Is it working? Not really. But in some ways, yes. But, I’m convinced any changes would be temporary too. So it appears I’ve suffered and wasted my time for nothing, except for exercising my own penitence for my sins – the pain inflicted onto the loves of of my life. I think I’ve cleansed my conscience if that were the only goal.

So now what? I have no fucking idea. I promised myself I wouldn’t quit and endure this until end of the year, but I’ve begun to wonder – what’s the point? Why am I freezing my ass and toes off – literally – if there is nothing further to be gained? And likewise, how can I go back to a life of constant discontent?

It shocks me that most people are content with merely the struggle of life, viewing happiness as a luxury that few are lucky enough to enjoy on a long term basis. Most people confuse distraction and bussyness as being content. For most, happiness is somehow correlated with popularity. For those who overuse or overly rely on alcohol, drugs, sex, popularity, or one addition or another, to be happy (for a moment), it’s obvious you’re truly miserable. I can’t understand any of this. But obviously I don’t have my own answers either.

Reflections

I was looking through my photos on my phone this week. It brought smiles and laughs. It’s been a pretty fantastic life from that point of view. But every single one of those amazing experiences always felt so empty afterwards. It could never be enough. Perhaps I expect too much.

It’s true that the only thing that remotely made me content and happy was genuine love. I couldn’t love someone more than I loved my ex. There is no human being on this planet that I would have chosen over her, Irena, at the time.

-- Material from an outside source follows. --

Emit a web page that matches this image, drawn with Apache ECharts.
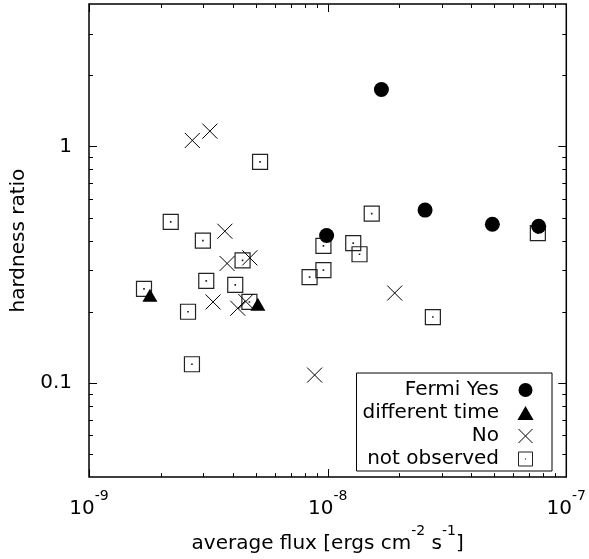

Even if I could combine the most ideal woman – combine the most gorgeous girl with a flawless body, the most interesting and exciting personality that everyone loved, with the perfect character that I could put my life into her hands – even if this perfect woman existed, I would’ve chosen my Irena instead. She was perfect for me. We never fought. Our lovelife was great. Our life was great. We just clicked and fit together seamlessly. But even this wasn’t enough for me.

Having this knowledge is an impossible thing to get over. Knowing I am permanently, irreparably damaged, broken, flawed, is crippling. Knowing further that even the most radical of attempts to cure this severe character flaw failed or is failing…there is nothing else that I can do. No fix. Nothing can change the outcome. I am unchangeable.

Maybe some of us were never meant to – allowed to – be happy in this life.

Maybe persistent happiness isn’t something for this life; maybe only in the afterlife.

Maybe we should stop being such pussies and crying about how unhappy we are in life, how nothing is ever enough, and be happy with the little we have. Oh yeah…I tried this already too.